Global submission state
Because the feature 1 and 2, that I decided to have a global submission state for every command I record, to use them you need to submit you command to this submissions state with
struct dependency
{
struct timeline_t
{
vk::Semaphore semaphore;
uint64_t wait_value;
vk::PipelineStageFlags2 wait_stage;
} timeline;
// a list of records which is stored somewhere else
std::span<const access_record> accesses;
};
void submmissions::add(vk::CommandBuffer cmd, vk::Queue queue, dependency const& dep = {});So the render passes only cares about the command it uses and which queue it uses for this command, there is NO explicit submission when it comes to users.
Then the question 3 becomes apparent now, we only want to submit when the vkCommandBuffer is no longer on the current VkQueue. In the submissions state, we have a pending state which takes the accumulated commands and its dependencies, I have a (timeline) semaphore in the dependency in case we need a VkQueueSubmit. The question 2 is sort of answered as well, the semaphores is only injected when the queue switches.
access records
The access_record in the dependency looks like the following
struct access_record
{
enum pattern_t { READ, WRITE };
using resource_t = std::variant<vk::Image, vk::Buffer>;
struct key_t
{
pattern_t pattern;
resource_t resource;
} key;
struct dst_t
{
vk::PipelineStageFlagBits2 stage;
vk::AccessFlags2 access;
// image specific
vk::ImageLayout layout;
vk::ImageSubresourceRange subresource;
} dst;
};
You have the READ/WRITE pattern, the resource it touches, and dstStage/dstAccess flags, you only specify the access of the current command (which is a local knowledge). And the
Up to now we have answers to question 1: we inject barriers at every command buffer submitted (not to be confused with command itself) if you specify the access_records, this is often not a problem, because you often record multiple commands before you add to submission.
vkCmdDraw(cmd1);
vkCmdDraw(cmd1);
submission::add(cmd1, queue1, dep={{DRAW, FRAGMENT}, {DRAW, VERTEX}});
vkCmdDispatch(cmd2);
vkCmdDispatch(cmd2);
//still accumulating since on the same queue.
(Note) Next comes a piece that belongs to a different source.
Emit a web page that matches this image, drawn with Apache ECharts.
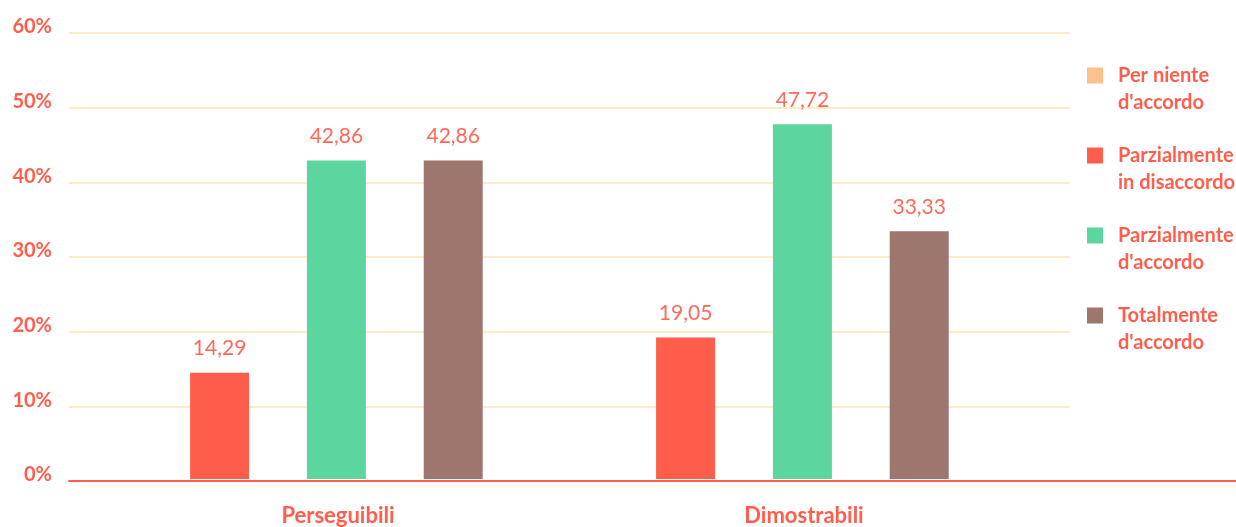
<!doctype html>
<html>
<head>
  <meta charset="utf-8">
  <script src="https://cdn.jsdelivr.net/npm/echarts@6/dist/echarts.min.js"></script>
  <style>
    html, body { margin: 0; width: 100%; height: 100%; background: #fff; }
    #main { width: 1236px; height: 527px; }
  </style>
</head>
<body>
  <div id="main"></div>
  <script>
    // dati
    var categories = ['Perseguibili', 'Dimostrabili'];
    var seriesNames = ['Per niente\nd\'accordo', 'Parzialmente\nin disaccordo', 'Parzialmente\nd\'accordo', 'Totalmente\nd\'accordo'];
    var perNiente = [0, 0];
    var parzDisaccordo = [14.29, 19.05];
    var parzAccordo = [42.86, 47.72];
    var totAccordo = [42.86, 33.33];
    var yTicks = [0, 10, 20, 30, 40, 50, 60];

    var colors = ['#ffc18c', '#ff5e4c', '#5dd59e', '#9d776d'];
    var coral = '#ff5e4c';
    var font = 'Lato';

    // quadrato in alto + punto vuoto per allineare l'icona alla prima riga
    var legendIcon = 'path://M0,0H16V16H0Z M26,43';

    var chart = echarts.init(document.getElementById('main'));

    function makeBar(name, values, idx) {
      return {
        type: 'bar',
        name: name,
        xAxisIndex: 1,
        yAxisIndex: 1,
        data: values,
        barWidth: 59,
        barGap: '98%',
        itemStyle: { color: colors[idx] },
        label: {
          show: true,
          position: 'top',
          distance: 14,
          color: '#ff6a58',
          fontFamily: font,
          fontSize: 21,
          formatter: function (p) {
            return p.value ? p.value.toFixed(2).replace('.', ',') : '';
          }
        }
      };
    }

    var option = {
      animation: false,
      textStyle: { fontFamily: font },
      grid: [
        { left: 69, right: 166, top: 33, bottom: 46 },
        { left: 45, width: 932, top: 33, bottom: 46 },
        { left: 69, right: 0, top: 33, bottom: 46 }
      ],
      legend: {
        orient: 'vertical',
        left: 1087,
        top: 62,
        padding: 0,
        itemWidth: 26,
        itemHeight: 43,
        itemGap: 26,
        icon: legendIcon,
        selectedMode: false,
        data: seriesNames,
        textStyle: {
          color: coral,
          fontFamily: font,
          fontWeight: 'bold',
          fontSize: 20,
          lineHeight: 27
        }
      },
      xAxis: [
        { gridIndex: 0, type: 'value', show: false },
        {
          gridIndex: 1,
          type: 'category',
          data: categories,
          axisLine: { show: false },
          axisTick: { show: false },
          axisLabel: {
            margin: 26,
            color: coral,
            fontFamily: font,
            fontWeight: 'bold',
            fontSize: 22,
            padding: [0, 0, 0, 120]
          }
        },
        {
          gridIndex: 2,
          type: 'value',
          axisLine: { show: true, onZero: false, lineStyle: { color: coral, width: 2 } },
          axisTick: { show: false },
          axisLabel: { show: false },
          splitLine: { show: false }
        }
      ],
      yAxis: [
        {
          gridIndex: 0,
          type: 'value',
          min: yTicks[0],
          max: yTicks[yTicks.length - 1],
          interval: 10,
          axisLine: { show: false },
          axisTick: { show: false },
          axisLabel: {
            margin: 17,
            color: coral,
            fontFamily: font,
            fontWeight: 'bold',
            fontSize: 20,
            verticalAlign: 'bottom',
            lineHeight: 12,
            formatter: '{value}%'
          },
          splitLine: { lineStyle: { color: '#ffebc6', width: 2 } }
        },
        { gridIndex: 1, type: 'value', min: 0, max: 60, show: false },
        { gridIndex: 2, type: 'value', min: 0, max: 60, show: false }
      ],
      series: [
        makeBar(seriesNames[0], perNiente, 0),
        makeBar(seriesNames[1], parzDisaccordo, 1),
        makeBar(seriesNames[2], parzAccordo, 2),
        makeBar(seriesNames[3], totAccordo, 3)
      ]
    };

    chart.setOption(option);
  </script>
</body>
</html>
submission::add(cmd2, queue1, dep={READ, COMPUTE});The answer to question 4 is ready now as well, since we have a global submission state, you are obviously able to find the previous source access patterns.
management logic
Now we are done with interface, how do we handle the internals? It may become apparent to you already, since you have concrete answers to all the questions. The full function is probably a bit too much, but the pseudo code is actually quite simple:
submissions::add(vk::CommandBuffer cmd, vk::Queue queue, dependency const& dep)
{
if (queue != prev_queue)
{
flush(queue);
}
for (auto access : dep.accesses) {
auto src_access = find_prev_access(access.key);
auto dst_access = new_acess(access.dst, queue);
if (require_barrier(src_access, dst_access)) {
if (require_semaphore(src_access, dst_access)) {
// semaphore implict gurantee.
src_access.access = vk::AccessFlagBits2::eNone;
src_access.stage = vk::PipelineStageFlagBits2::eNone;
if (require_queue_transfer(src_acess, dst_access)) {
src_acess = transfer_queue_access(src_acess, dst_access);
}
}
insert_barrier(cmd, src_access, dst_access);
}
}
}
The algorithm is relatively simple, firstly we check if need to flush the queue (VkQueueSubmit), then we just loop over the access_records and check its previous access, only in this way we can find the srcAccessMask/srcStageMask we need. Then compare, there are 3 iterative more complex scenario. The best case is that we don't require any barriers, such as the case of READ_AFTER_READ, then nothing happens. Then if we require barrier, we further check if require semaphore and queue transfer and adapt the that scenario. The worst case is the requiring queue ownership transfer, that we have to do an additional submit inside transfer_queue_access().
Conclusions
There you go, a complete solution towards Vulkan synchronization, you only requires the local knowledge of your access patterns. So with this you decouple each of the render pass you wrote and have them work modular. Hope you find it useful.